There’s an interesting recent paper, that Willard will probably appreciate, called why Popper can’t resolve the debate over global warming: Problems with the uses of philosophy of science in the media and public framing of the science of global warming. The basic argument seems to be that people are using the philosophy of science arguments to try and justify their positions, but without really understanding if they’re appropriate, or not. It concludes that
studies of the science of Anthropogenic Global Warming debate would benefit from taking greater interest in questions raised by un-reflexive and politically expedient public understanding(s) of the philosophy of science of both critics and supporters of the science of Anthropogenic Global Warming.

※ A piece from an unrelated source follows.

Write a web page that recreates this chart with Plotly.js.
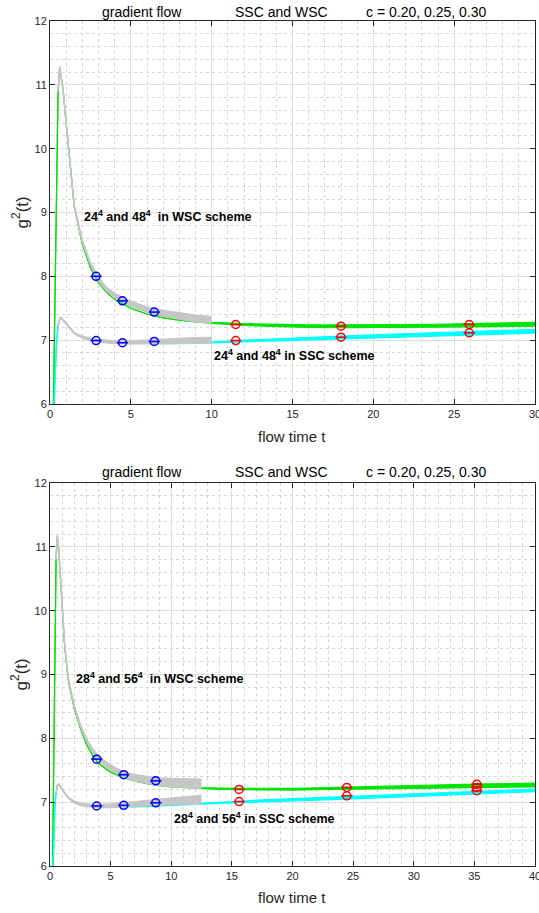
<!DOCTYPE html>
<html>
<head>
<meta charset="utf-8">
<script src="https://cdn.plot.ly/plotly-3.0.1.min.js"></script>
<style>html,body{margin:0;padding:0;background:#fff;}#chart{width:539px;height:913px;}</style>
</head>
<body>
<div id="chart"></div>
<script>
// ---------- TOP PANEL (24^4 and 48^4) ----------
const tTop = [0.2,0.3,0.4,0.5,0.6,0.7,0.8,1.0,1.2,1.5,2,2.5,3,3.5,4,5,6,7,8,9,10,12,14,16,18,20,22,24,26,28,30];
const wscLoTop = [5.8,7.8,9.8,10.9,11.27,11.1,10.95,10.4,9.85,9.1,8.5,8.14,7.9,7.75,7.64,7.5,7.41,7.35,7.31,7.285,7.265,7.23,7.21,7.2,7.195,7.195,7.2,7.205,7.21,7.215,7.22];
const wscHiTop = [5.8,7.8,9.8,10.9,11.27,11.1,10.95,10.4,9.85,9.1,8.5,8.14,7.9,7.75,7.64,7.5,7.41,7.355,7.32,7.3,7.28,7.26,7.245,7.24,7.24,7.24,7.245,7.25,7.26,7.27,7.28];
const sscLoTop = [5.6,6.3,6.95,7.22,7.34,7.35,7.32,7.25,7.19,7.11,7.04,7.0,6.98,6.965,6.955,6.95,6.945,6.945,6.945,6.95,6.955,6.975,6.99,7.005,7.02,7.035,7.05,7.065,7.08,7.095,7.11];
const sscHiTop = [5.6,6.3,6.95,7.22,7.34,7.35,7.32,7.25,7.19,7.11,7.04,7.0,6.98,6.965,6.955,6.95,6.945,6.95,6.955,6.96,6.97,7.0,7.025,7.045,7.065,7.085,7.1,7.12,7.135,7.15,7.17];
const tLatTop = [0.5,0.6,0.7,0.8,1.0,1.2,1.5,2,2.5,3,3.5,4,5,6,7,8,9,10];
const latWscLoTop = [10.89,11.27,11.09,10.94,10.39,9.84,9.09,8.53,8.18,7.925,7.77,7.665,7.53,7.44,7.375,7.33,7.29,7.27];
const latWscHiTop = [10.91,11.29,11.11,10.96,10.41,9.86,9.11,8.57,8.22,7.975,7.83,7.735,7.61,7.52,7.465,7.43,7.39,7.37];
const latSscLoTop = [7.21,7.33,7.34,7.31,7.24,7.18,7.1,7.035,6.99,6.97,6.955,6.948,6.942,6.94,6.945,6.95,6.955,6.955];
const latSscHiTop = [7.23,7.35,7.36,7.33,7.26,7.2,7.12,7.065,7.03,7.01,6.995,6.99,6.988,6.998,7.013,7.028,7.04,7.045];
const blueTopT = [2.85,4.48,6.45,2.85,4.48,6.45];
const blueTopG = [8.0,7.616,7.44,6.995,6.96,6.98];
const redTopT = [11.49,18.0,25.93,11.49,18.0,25.93];
const redTopG = [7.246,7.22,7.246,6.995,7.047,7.115];

// ---------- BOTTOM PANEL (28^4 and 56^4) ----------
const tBot = [0.2,0.3,0.4,0.5,0.6,0.7,0.8,1.0,1.2,1.5,2,2.5,3,3.5,4,5,6,7,8,9,10,12,14,16,18,20,22,24,26,28,30,32,34,36,38,40];
const wscLoBot = [5.8,7.8,9.8,10.8,11.16,11.0,10.7,10.05,9.47,8.92,8.47,8.16,7.91,7.74,7.61,7.47,7.39,7.33,7.29,7.26,7.24,7.215,7.2,7.195,7.19,7.19,7.195,7.2,7.205,7.21,7.215,7.22,7.225,7.23,7.235,7.24];
const wscHiBot = [5.8,7.8,9.8,10.8,11.16,11.0,10.7,10.05,9.47,8.92,8.47,8.16,7.91,7.74,7.61,7.47,7.39,7.33,7.29,7.265,7.25,7.23,7.22,7.215,7.215,7.215,7.225,7.235,7.245,7.255,7.26,7.27,7.275,7.285,7.29,7.3];
const sscLoBot = [5.6,6.3,6.9,7.15,7.26,7.28,7.26,7.2,7.14,7.07,7.0,6.96,6.94,6.93,6.925,6.92,6.92,6.925,6.93,6.94,6.95,6.965,6.98,6.995,7.005,7.015,7.03,7.045,7.06,7.075,7.09,7.105,7.12,7.135,7.15,7.165];
const sscHiBot = [5.6,6.3,6.9,7.15,7.26,7.28,7.26,7.2,7.14,7.07,7.0,6.96,6.94,6.93,6.925,6.92,6.92,6.93,6.94,6.95,6.96,6.99,7.01,7.025,7.04,7.055,7.07,7.085,7.1,7.115,7.13,7.145,7.16,7.175,7.19,7.205];
const tLatBot = [0.5,0.6,0.7,0.8,1.0,1.2,1.5,2,2.5,3,3.5,4,5,6,7,8,9,10,11,12,12.5];
const latWscLoBot = [10.79,11.16,10.99,10.69,10.04,9.49,8.94,8.49,8.18,7.955,7.795,7.655,7.5,7.4,7.33,7.29,7.26,7.245,7.23,7.215,7.21];
const latWscHiBot = [10.81,11.18,11.01,10.71,10.06,9.51,8.96,8.52,8.22,8.0,7.845,7.72,7.58,7.48,7.43,7.4,7.38,7.37,7.365,7.36,7.36];
const latSscLoBot = [7.14,7.25,7.27,7.25,7.19,7.13,7.06,6.985,6.95,6.93,6.922,6.917,6.917,6.92,6.93,6.945,6.955,6.965,6.97,6.97,6.97];
const latSscHiBot = [7.16,7.27,7.29,7.27,7.21,7.15,7.08,7.015,6.99,6.97,6.966,6.963,6.972,6.99,7.01,7.035,7.05,7.065,7.085,7.1,7.11];
const blueBotT = [3.85,6.08,8.72,3.85,6.08,8.72];
const blueBotG = [7.674,7.43,7.334,6.94,6.95,6.99];
const redBotT = [15.6,24.48,35.2,15.6,24.48,35.2,35.2];
const redBotG = [7.2,7.23,7.28,7.01,7.1,7.18,7.23];

// ---------- text ----------
const titleParts = ['gradient flow','SSC and WSC','c = 0.20, 0.25, 0.30'];
const xLabel = 'flow time t';
const yLabel = 'g<sup>2</sup>(t)';
const labelsTop = ['24<sup>4</sup> and 48<sup>4</sup>  in WSC scheme','24<sup>4</sup> and 48<sup>4</sup> in SSC scheme'];
const labelsBot = ['28<sup>4</sup> and 56<sup>4</sup>  in WSC scheme','28<sup>4</sup> and 56<sup>4</sup> in SSC scheme'];

const GREEN = '#00e400', CYAN = '#00ffff', GRAY = '#c6c6c6';

function band(x, lo, hi, color, width, xa, ya) {
  return [
    {x: x, y: lo, type: 'scatter', mode: 'lines', line: {color: color, width: width}, xaxis: xa, yaxis: ya, hoverinfo: 'skip', showlegend: false},
    {x: x, y: hi, type: 'scatter', mode: 'lines', fill: 'tonexty', fillcolor: color, line: {color: color, width: width}, xaxis: xa, yaxis: ya, hoverinfo: 'skip', showlegend: false}
  ];
}
function marks(x, y, color, xa, ya) {
  return [
    {x: x, y: y, type: 'scatter', mode: 'markers', marker: {symbol: 'circle-open', size: 8, color: color, line: {width: 1.5, color: color}}, xaxis: xa, yaxis: ya, showlegend: false},
    {x: x, y: y, type: 'scatter', mode: 'markers', marker: {symbol: 'line-ew-open', size: 8, color: color, line: {width: 1.5, color: color}}, xaxis: xa, yaxis: ya, showlegend: false}
  ];
}

let traces = [];
traces = traces.concat(
  band(tTop, wscLoTop, wscHiTop, GREEN, 1.2, 'x', 'y'),
  band(tTop, sscLoTop, sscHiTop, CYAN, 1.2, 'x', 'y'),
  band(tLatTop, latWscLoTop, latWscHiTop, GRAY, 1.4, 'x', 'y'),
  band(tLatTop, latSscLoTop, latSscHiTop, GRAY, 1.4, 'x', 'y'),
  marks(blueTopT, blueTopG, '#0000ff', 'x', 'y'),
  marks(redTopT, redTopG, '#ff0000', 'x', 'y'),
  band(tBot, wscLoBot, wscHiBot, GREEN, 1.2, 'x2', 'y2'),
  band(tBot, sscLoBot, sscHiBot, CYAN, 1.2, 'x2', 'y2'),
  band(tLatBot, latWscLoBot, latWscHiBot, GRAY, 1.4, 'x2', 'y2'),
  band(tLatBot, latSscLoBot, latSscHiBot, GRAY, 1.4, 'x2', 'y2'),
  marks(blueBotT, blueBotG, '#0000ff', 'x2', 'y2'),
  marks(redBotT, redBotG, '#ff0000', 'x2', 'y2')
);

const FONT = 'Liberation Sans, Arial, Helvetica, sans-serif';
function xax(range, dtick, anchor) {
  return {
    range: range, dtick: dtick, tick0: 0, anchor: anchor, domain: [0, 1],
    showline: true, linecolor: '#262626', linewidth: 1, mirror: 'ticks',
    ticks: 'inside', ticklen: 5, tickcolor: '#262626', ticklabeloverflow: 'allow',
    showgrid: true, gridcolor: '#dedede', gridwidth: 1,
    minor: {dtick: 1, showgrid: true, gridcolor: '#d6d6d6', griddash: 'dot', gridwidth: 1},
    zeroline: false, tickfont: {family: FONT, size: 11, color: '#262626'}
  };
}
function yax(domain, anchor) {
  return {
    range: [6, 12], dtick: 1, anchor: anchor, domain: domain,
    showline: true, linecolor: '#262626', linewidth: 1, mirror: 'ticks',
    ticks: 'inside', ticklen: 5, tickcolor: '#262626',
    showgrid: true, gridcolor: '#dedede', gridwidth: 1,
    minor: {dtick: 0.2, showgrid: true, gridcolor: '#d6d6d6', griddash: 'dot', gridwidth: 1},
    zeroline: false, tickfont: {family: FONT, size: 11, color: '#262626'}
  };
}

const ann = [];
function addPanelText(yr, titleY, xlabY, labXref, labels, labPos) {
  const titleX = [0.189, 0.4773, 0.7753];
  titleParts.forEach((s, i) => ann.push({text: s, x: titleX[i], y: titleY, xref: 'paper', yref: 'paper', xanchor: 'center', yanchor: 'middle', showarrow: false, font: {family: FONT, size: 14, color: '#000'}}));
  ann.push({text: xLabel, x: 0.499, y: xlabY, xref: 'paper', yref: 'paper', xanchor: 'center', yanchor: 'middle', showarrow: false, font: {family: FONT, size: 15, color: '#262626'}});
  ann.push({text: yLabel, x: -0.062, y: 9, xref: 'paper', yref: yr, xanchor: 'center', yanchor: 'middle', textangle: -90, showarrow: false, font: {family: FONT, size: 17, color: '#262626'}});
  labels.forEach((s, i) => ann.push({text: '<b>' + s + '</b>', x: labPos[i][0], y: labPos[i][1], xref: labXref, yref: yr, xanchor: 'left', yanchor: 'middle', showarrow: false, font: {family: FONT, size: 12.5, color: '#000'}}));
}
addPanelText('y', 1.0107, 0.5083, 'x', labelsTop, [[1.98, 8.95], [10.04, 6.77]]);
addPanelText('y2', 0.4663, -0.0367, 'x2', labelsBot, [[1.98, 8.94], [10.04, 6.75]]);

const layout = {
  width: 539, height: 913,
  margin: {l: 50, r: 4, t: 21, b: 47},
  paper_bgcolor: '#ffffff', plot_bgcolor: '#ffffff',
  showlegend: false,
  xaxis: xax([0, 30], 5, 'y'),
  yaxis: yax([0.5467, 1], 'x'),
  xaxis2: xax([0, 40], 5, 'y2'),
  yaxis2: yax([0, 0.4533], 'x2'),
  annotations: ann
};

Plotly.newPlot('chart', traces, layout, {displayModeBar: false, staticPlot: true});
</script>
</body>
</html>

What I found interesting about the paper is that, even amongst those who study the philosophy of science, there doesn’t appear to be broad agreement about the relevance of Popper. My own view is closest to something quoted in the paper
The classic Popperian approach to science, in which potentially refutable hypotheses are defined and tested is not well suited to the challenges posed by an Earth System that is characterised by high degrees of complexity, non-linearity and a lack of definable cause-consequence relationships. (Oldfield and Stefffen, 2014)
In fields dominated by observations, such as Astronomy and Climate Science, scientists don’t – on a daily basis at least – think in terms of Popperian falsifiability. Typically, the goal is to try and explain some system for which you have observations; in some cases, observations that you can’t really improve. You consider what physics should apply to the system and if – using that physics – you can explain the observations. Of course, in doing so, you would typically see how your assumptions influence your results, what you might be leaving out, and how this might influence your analysis.
However, if you were unable to match the observations, you wouldn’t necessarily immediately assume that your model had been falsified. Firstly, what would be falsified if your model is based on fundamental physics that has already essentially been through that test? It’s much more likely that you’ve missed something out of the model, or misunderstood some aspect of the system you’re considering. You don’t just throw it all away and start from scratch; you would consider if there is something relevant that you haven’t included. You can’t even necessarily rule out that there might be problems with the observations.
Of course, I’m not suggesting that Popperian ideas have no role to play. In fact, even something like anthropogenic global warming (AGW) could be falsified (see, for example here and here) but it would take a great deal more than a model not being able to match some observations.
I guess my basic view would be that we should avoid assuming that science advances by applying simplistic rules. The goal of science is to gain understanding of whatever it is that we’re studying. Being aware of these different philosophical ideas is very useful, and blogging about this topic has certainly improved my understanding. However, these ideas are intended to guide how we do science, but are not really intended to impose a set of rules that we never violate. In most cases, the systems we’re considering are too complex for a set of simplistic rules to be applicable.